▶ [What to work on]:
Reproduce every entry exactly and leave its pictures out.

+ + +

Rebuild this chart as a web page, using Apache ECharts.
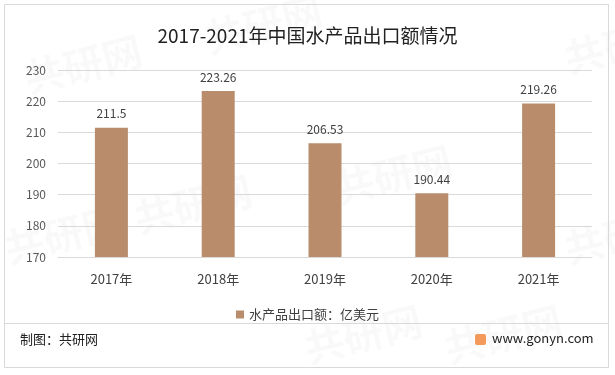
<!DOCTYPE html>
<html>
<head>
<meta charset="utf-8">
<script src="https://cdn.jsdelivr.net/npm/echarts@6/dist/echarts.min.js"></script>
<style>
html,body{margin:0;padding:0;background:#fff;}
#c{width:615px;height:375px;}
</style>
</head>
<body>
<div id="c"></div>
<script>
const categories = ['2017年','2018年','2019年','2020年','2021年'];
const values = [211.5, 223.26, 206.53, 190.44, 219.26];
const labels = ['211.5','223.26','206.53','190.44','219.26'];
const seriesName = '水产品出口额：亿美元';
const titleText = '2017-2021年中国水产品出口额情况';
const yMin = 170, yMax = 230, yInterval = 10;

const font = '"Noto Sans CJK SC", "Microsoft YaHei", sans-serif';
const chart = echarts.init(document.getElementById('c'), null, {renderer:'canvas'});

const wm = [];
const wmPos = [[20,60],[130,200],[200,20],[330,170],[440,330],[560,40],[0,230],[560,230],[300,330]];
wmPos.forEach(p => {
  wm.push({type:'text', x:p[0], y:p[1], rotation:0.25, silent:true, z:-1,
    style:{text:'共研网', font:'bold 40px ' + font, fill:'rgba(0,0,0,0.022)'}});
});

chart.setOption({
  backgroundColor:'#ffffff',
  animation:false,
  title:{text:titleText, left:'center', top:21,
    textStyle:{fontFamily:font, fontSize:19, fontWeight:'normal', color:'#222'}},
  grid:{left:58, right:23, top:70, bottom:118},
  legend:{bottom:49, left:'center', itemWidth:8, itemHeight:8, itemGap:6,
    icon:'rect',
    textStyle:{fontFamily:font, fontSize:13, color:'#404040'},
    data:[seriesName]},
  xAxis:{type:'category', data:categories,
    axisLine:{show:true, lineStyle:{color:'#d9d9d9'}},
    axisTick:{show:false},
    axisLabel:{fontFamily:font, fontSize:13, color:'#404040', margin:16}},
  yAxis:{type:'value', min:yMin, max:yMax, interval:yInterval,
    axisLine:{show:false}, axisTick:{show:false},
    axisLabel:{fontFamily:font, fontSize:12, color:'#595959', margin:12},
    splitLine:{lineStyle:{color:'#d9d9d9'}}},
  series:[{
    name:seriesName, type:'bar', data:values, barWidth:33,
    itemStyle:{color:'#B98D6C'},
    label:{show:true, position:'top', distance:8,
      formatter:p => labels[p.dataIndex],
      fontFamily:font, fontSize:12, color:'#404040'}
  }],
  graphic:[
    ...wm,
    {type:'rect', shape:{x:4.5, y:4.5, width:604, height:363}, silent:true,
      style:{fill:'none', stroke:'#d9d9d9', lineWidth:1}},
    {type:'line', shape:{x1:5, y1:323.5, x2:608, y2:323.5}, silent:true,
      style:{stroke:'#d9d9d9', lineWidth:1}},
    {type:'text', x:20, y:333, style:{text:'制图：共研网', font:'13px ' + font, fill:'#222'}},
    {type:'rect', shape:{x:475, y:334, width:11, height:11, r:2}, style:{fill:'#F39A5B'}},
    {type:'text', x:492, y:332, style:{text:'www.gonyn.com', font:'13px ' + font, fill:'#222'}}
  ]
});
</script>
</body>
</html>
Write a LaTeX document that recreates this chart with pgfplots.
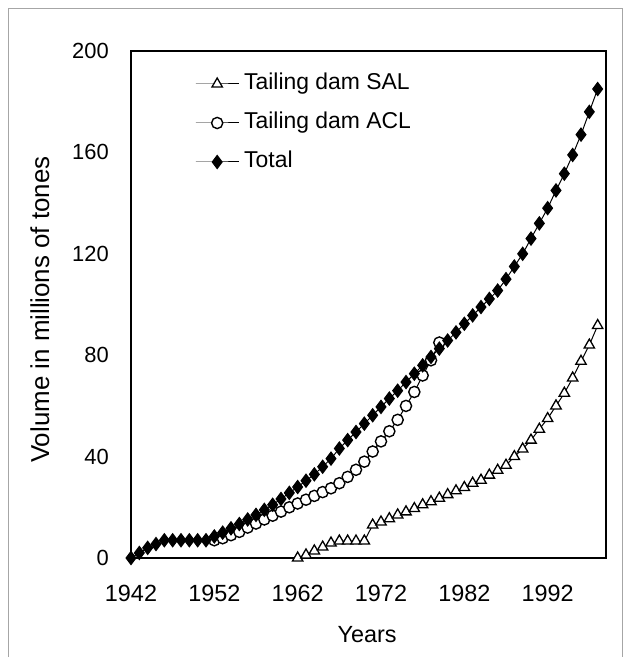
\documentclass[border=0pt]{standalone}
\usepackage{pgfplots}
\pgfplotsset{compat=1.18}
\usepackage{fontspec}
\setmainfont{Liberation Sans}

\pgfplotstableread{
year val
1962 0
1963 1.2
1964 2.8
1965 4.3
1966 5.9
1967 6.7
1968 6.7
1969 6.7
1970 6.7
1971 13
1972 14.2
1973 15.5
1974 17
1975 18.2
1976 19.5
1977 21
1978 22.2
1979 23.6
1980 25
1981 26.5
1982 27.8
1983 29.5
1984 30.7
1985 32.7
1986 34.6
1987 36.6
1988 40
1989 43
1990 46.5
1991 50.8
1992 55
1993 60
1994 65
1995 71
1996 77.6
1997 84
1998 91.7
}\sal

\pgfplotstableread{
year val
1952 7
1953 7.8
1954 9
1955 10.3
1956 12
1957 13.6
1958 15.2
1959 16.7
1960 18.3
1961 20
1962 21.5
1963 23
1964 24.5
1965 26
1966 27.5
1967 29.5
1968 32
1969 34.8
1970 38
1971 42
1972 46
1973 50
1974 54.5
1975 60
1976 65.5
1977 72
1978 78
1979 85
}\acl

\pgfplotstableread{
year val
1942 0
1943 2
1944 4
1945 5.5
1946 7
1947 7
1948 7
1949 7
1950 7
1951 7
1952 8.5
1953 10
1954 11.7
1955 13.4
1956 15.2
1957 17
1958 19
1959 21
1960 23.3
1961 25.7
1962 28
1963 30.5
1964 33
1965 36
1966 39.2
1967 43.2
1968 46.5
1969 49.7
1970 53
1971 56.3
1972 59.6
1973 62.9
1974 66
1975 69.4
1976 72.7
1977 76
1978 79.3
1979 82.6
1980 85.8
1981 89
1982 92.4
1983 95.7
1984 99
1985 102.2
1986 105.5
1987 110
1988 115
1989 120
1990 126
1991 132
1992 138
1993 145
1994 151.6
1995 159
1996 167
1997 176
1998 185
}\total

\begin{document}
\begin{tikzpicture}
\begin{axis}[
  name=ax,
  at={(0,0)}, anchor=south west,
  scale only axis,
  width=475bp, height=507bp,
  xmin=1942, xmax=1999,
  ymin=0, ymax=200,
  xtick={1942,1952,1962,1972,1982,1992},
  ytick={0,40,80,120,160,200},
  major tick length=0pt,
  axis line style={line width=1.5pt},
  /pgf/number format/assume math mode=true,
  xticklabel={\pgfmathprintnumber[1000 sep={}]{\tick}},
  yticklabel style={inner sep=0pt, xshift=-22bp, font=\fontsize{22}{26}\selectfont},
  xticklabel style={inner sep=0pt, yshift=-27bp, font=\fontsize{23.5}{28}\selectfont},
  xlabel={Years},
  ylabel={Volume in millions of tones},
  every axis x label/.style={at={(axis description cs:0.497,-0.151)}, anchor=center, font=\fontsize{23.5}{28}\selectfont},
  every axis y label/.style={at={(axis description cs:-0.192,0.49)}, anchor=center, rotate=90, font=\fontsize{26}{30}\selectfont},
  legend style={draw=none, fill=none, at={(0.1347,0.957)}, anchor=north west,
    row sep=17bp, column sep=0pt, inner sep=0pt,
    nodes={font=\fontsize{23}{27}\selectfont, inner sep=0pt, text height=17bp, text depth=5bp},
    /tikz/every odd column/.append style={column sep=5bp}},
  legend cell align=left,
  legend image code/.code={\draw[mark repeat=2,mark phase=2] plot coordinates {(0bp,0bp) (21.5bp,0bp) (43bp,0bp)};},
  clip=false,
]
\addplot[black, line width=1pt, mark=triangle*, mark size=6bp, mark options={fill=white, line width=1.3pt, solid}] table[x=year,y=val] {\sal};
\addlegendentry{Tailing dam SAL}
\addplot[black, line width=1pt, mark=*, mark size=5.6bp, mark options={fill=white, line width=1.4pt, solid}] table[x=year,y=val] {\acl};
\addlegendentry{Tailing dam ACL}
\addplot[black, line width=1pt, mark=diamond*, mark size=6.6bp, mark options={fill=black, solid}] table[x=year,y=val] {\total};
\addlegendentry{Total}
\end{axis}
\draw[gray!70, line width=0.6pt] ([shift={(-123bp,-99bp)}]ax.south west) -- ([shift={(-123bp,550bp)}]ax.south west) -- ([shift={(491bp,550bp)}]ax.south west) -- ([shift={(491bp,-99bp)}]ax.south west);
\useasboundingbox ([shift={(-131bp,-101bp)}]ax.south west) rectangle ([shift={(495bp,558bp)}]ax.south west);
\end{tikzpicture}
\end{document}
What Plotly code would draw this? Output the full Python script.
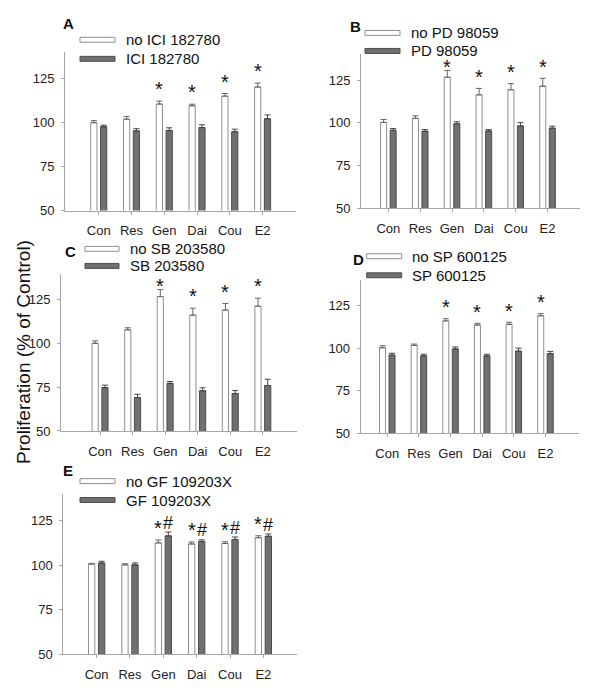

+ + +

▶ [Result for this task]:
Rebuild this chart as a web page, using Apache ECharts.
<!DOCTYPE html>
<html>
<head>
<meta charset="utf-8">
<script src="https://cdn.jsdelivr.net/npm/echarts@6/dist/echarts.min.js"></script>
<style>
html,body{margin:0;padding:0;background:#fff;}
#c{width:615px;height:375px;}
</style>
</head>
<body>
<div id="c"></div>
<script>
const categories = ['2017年','2018年','2019年','2020年','2021年'];
const values = [211.5, 223.26, 206.53, 190.44, 219.26];
const labels = ['211.5','223.26','206.53','190.44','219.26'];
const seriesName = '水产品出口额：亿美元';
const titleText = '2017-2021年中国水产品出口额情况';
const yMin = 170, yMax = 230, yInterval = 10;

const font = '"Noto Sans CJK SC", "Microsoft YaHei", sans-serif';
const chart = echarts.init(document.getElementById('c'), null, {renderer:'canvas'});

const wm = [];
const wmPos = [[20,60],[130,200],[200,20],[330,170],[440,330],[560,40],[0,230],[560,230],[300,330]];
wmPos.forEach(p => {
  wm.push({type:'text', x:p[0], y:p[1], rotation:0.25, silent:true, z:-1,
    style:{text:'共研网', font:'bold 40px ' + font, fill:'rgba(0,0,0,0.022)'}});
});

chart.setOption({
  backgroundColor:'#ffffff',
  animation:false,
  title:{text:titleText, left:'center', top:21,
    textStyle:{fontFamily:font, fontSize:19, fontWeight:'normal', color:'#222'}},
  grid:{left:58, right:23, top:70, bottom:118},
  legend:{bottom:49, left:'center', itemWidth:8, itemHeight:8, itemGap:6,
    icon:'rect',
    textStyle:{fontFamily:font, fontSize:13, color:'#404040'},
    data:[seriesName]},
  xAxis:{type:'category', data:categories,
    axisLine:{show:true, lineStyle:{color:'#d9d9d9'}},
    axisTick:{show:false},
    axisLabel:{fontFamily:font, fontSize:13, color:'#404040', margin:16}},
  yAxis:{type:'value', min:yMin, max:yMax, interval:yInterval,
    axisLine:{show:false}, axisTick:{show:false},
    axisLabel:{fontFamily:font, fontSize:12, color:'#595959', margin:12},
    splitLine:{lineStyle:{color:'#d9d9d9'}}},
  series:[{
    name:seriesName, type:'bar', data:values, barWidth:33,
    itemStyle:{color:'#B98D6C'},
    label:{show:true, position:'top', distance:8,
      formatter:p => labels[p.dataIndex],
      fontFamily:font, fontSize:12, color:'#404040'}
  }],
  graphic:[
    ...wm,
    {type:'rect', shape:{x:4.5, y:4.5, width:604, height:363}, silent:true,
      style:{fill:'none', stroke:'#d9d9d9', lineWidth:1}},
    {type:'line', shape:{x1:5, y1:323.5, x2:608, y2:323.5}, silent:true,
      style:{stroke:'#d9d9d9', lineWidth:1}},
    {type:'text', x:20, y:333, style:{text:'制图：共研网', font:'13px ' + font, fill:'#222'}},
    {type:'rect', shape:{x:475, y:334, width:11, height:11, r:2}, style:{fill:'#F39A5B'}},
    {type:'text', x:492, y:332, style:{text:'www.gonyn.com', font:'13px ' + font, fill:'#222'}}
  ]
});
</script>
</body>
</html>
Write a LaTeX document that recreates this chart with pgfplots.
\documentclass[border=0pt]{standalone}
\usepackage{pgfplots}
\pgfplotsset{compat=1.18}
\usepackage{fontspec}
\setmainfont{Liberation Sans}

\pgfplotstableread{
year val
1962 0
1963 1.2
1964 2.8
1965 4.3
1966 5.9
1967 6.7
1968 6.7
1969 6.7
1970 6.7
1971 13
1972 14.2
1973 15.5
1974 17
1975 18.2
1976 19.5
1977 21
1978 22.2
1979 23.6
1980 25
1981 26.5
1982 27.8
1983 29.5
1984 30.7
1985 32.7
1986 34.6
1987 36.6
1988 40
1989 43
1990 46.5
1991 50.8
1992 55
1993 60
1994 65
1995 71
1996 77.6
1997 84
1998 91.7
}\sal

\pgfplotstableread{
year val
1952 7
1953 7.8
1954 9
1955 10.3
1956 12
1957 13.6
1958 15.2
1959 16.7
1960 18.3
1961 20
1962 21.5
1963 23
1964 24.5
1965 26
1966 27.5
1967 29.5
1968 32
1969 34.8
1970 38
1971 42
1972 46
1973 50
1974 54.5
1975 60
1976 65.5
1977 72
1978 78
1979 85
}\acl

\pgfplotstableread{
year val
1942 0
1943 2
1944 4
1945 5.5
1946 7
1947 7
1948 7
1949 7
1950 7
1951 7
1952 8.5
1953 10
1954 11.7
1955 13.4
1956 15.2
1957 17
1958 19
1959 21
1960 23.3
1961 25.7
1962 28
1963 30.5
1964 33
1965 36
1966 39.2
1967 43.2
1968 46.5
1969 49.7
1970 53
1971 56.3
1972 59.6
1973 62.9
1974 66
1975 69.4
1976 72.7
1977 76
1978 79.3
1979 82.6
1980 85.8
1981 89
1982 92.4
1983 95.7
1984 99
1985 102.2
1986 105.5
1987 110
1988 115
1989 120
1990 126
1991 132
1992 138
1993 145
1994 151.6
1995 159
1996 167
1997 176
1998 185
}\total

\begin{document}
\begin{tikzpicture}
\begin{axis}[
  name=ax,
  at={(0,0)}, anchor=south west,
  scale only axis,
  width=475bp, height=507bp,
  xmin=1942, xmax=1999,
  ymin=0, ymax=200,
  xtick={1942,1952,1962,1972,1982,1992},
  ytick={0,40,80,120,160,200},
  major tick length=0pt,
  axis line style={line width=1.5pt},
  /pgf/number format/assume math mode=true,
  xticklabel={\pgfmathprintnumber[1000 sep={}]{\tick}},
  yticklabel style={inner sep=0pt, xshift=-22bp, font=\fontsize{22}{26}\selectfont},
  xticklabel style={inner sep=0pt, yshift=-27bp, font=\fontsize{23.5}{28}\selectfont},
  xlabel={Years},
  ylabel={Volume in millions of tones},
  every axis x label/.style={at={(axis description cs:0.497,-0.151)}, anchor=center, font=\fontsize{23.5}{28}\selectfont},
  every axis y label/.style={at={(axis description cs:-0.192,0.49)}, anchor=center, rotate=90, font=\fontsize{26}{30}\selectfont},
  legend style={draw=none, fill=none, at={(0.1347,0.957)}, anchor=north west,
    row sep=17bp, column sep=0pt, inner sep=0pt,
    nodes={font=\fontsize{23}{27}\selectfont, inner sep=0pt, text height=17bp, text depth=5bp},
    /tikz/every odd column/.append style={column sep=5bp}},
  legend cell align=left,
  legend image code/.code={\draw[mark repeat=2,mark phase=2] plot coordinates {(0bp,0bp) (21.5bp,0bp) (43bp,0bp)};},
  clip=false,
]
\addplot[black, line width=1pt, mark=triangle*, mark size=6bp, mark options={fill=white, line width=1.3pt, solid}] table[x=year,y=val] {\sal};
\addlegendentry{Tailing dam SAL}
\addplot[black, line width=1pt, mark=*, mark size=5.6bp, mark options={fill=white, line width=1.4pt, solid}] table[x=year,y=val] {\acl};
\addlegendentry{Tailing dam ACL}
\addplot[black, line width=1pt, mark=diamond*, mark size=6.6bp, mark options={fill=black, solid}] table[x=year,y=val] {\total};
\addlegendentry{Total}
\end{axis}
\draw[gray!70, line width=0.6pt] ([shift={(-123bp,-99bp)}]ax.south west) -- ([shift={(-123bp,550bp)}]ax.south west) -- ([shift={(491bp,550bp)}]ax.south west) -- ([shift={(491bp,-99bp)}]ax.south west);
\useasboundingbox ([shift={(-131bp,-101bp)}]ax.south west) rectangle ([shift={(495bp,558bp)}]ax.south west);
\end{tikzpicture}
\end{document}
What Plotly code would draw this? Output the full Python script.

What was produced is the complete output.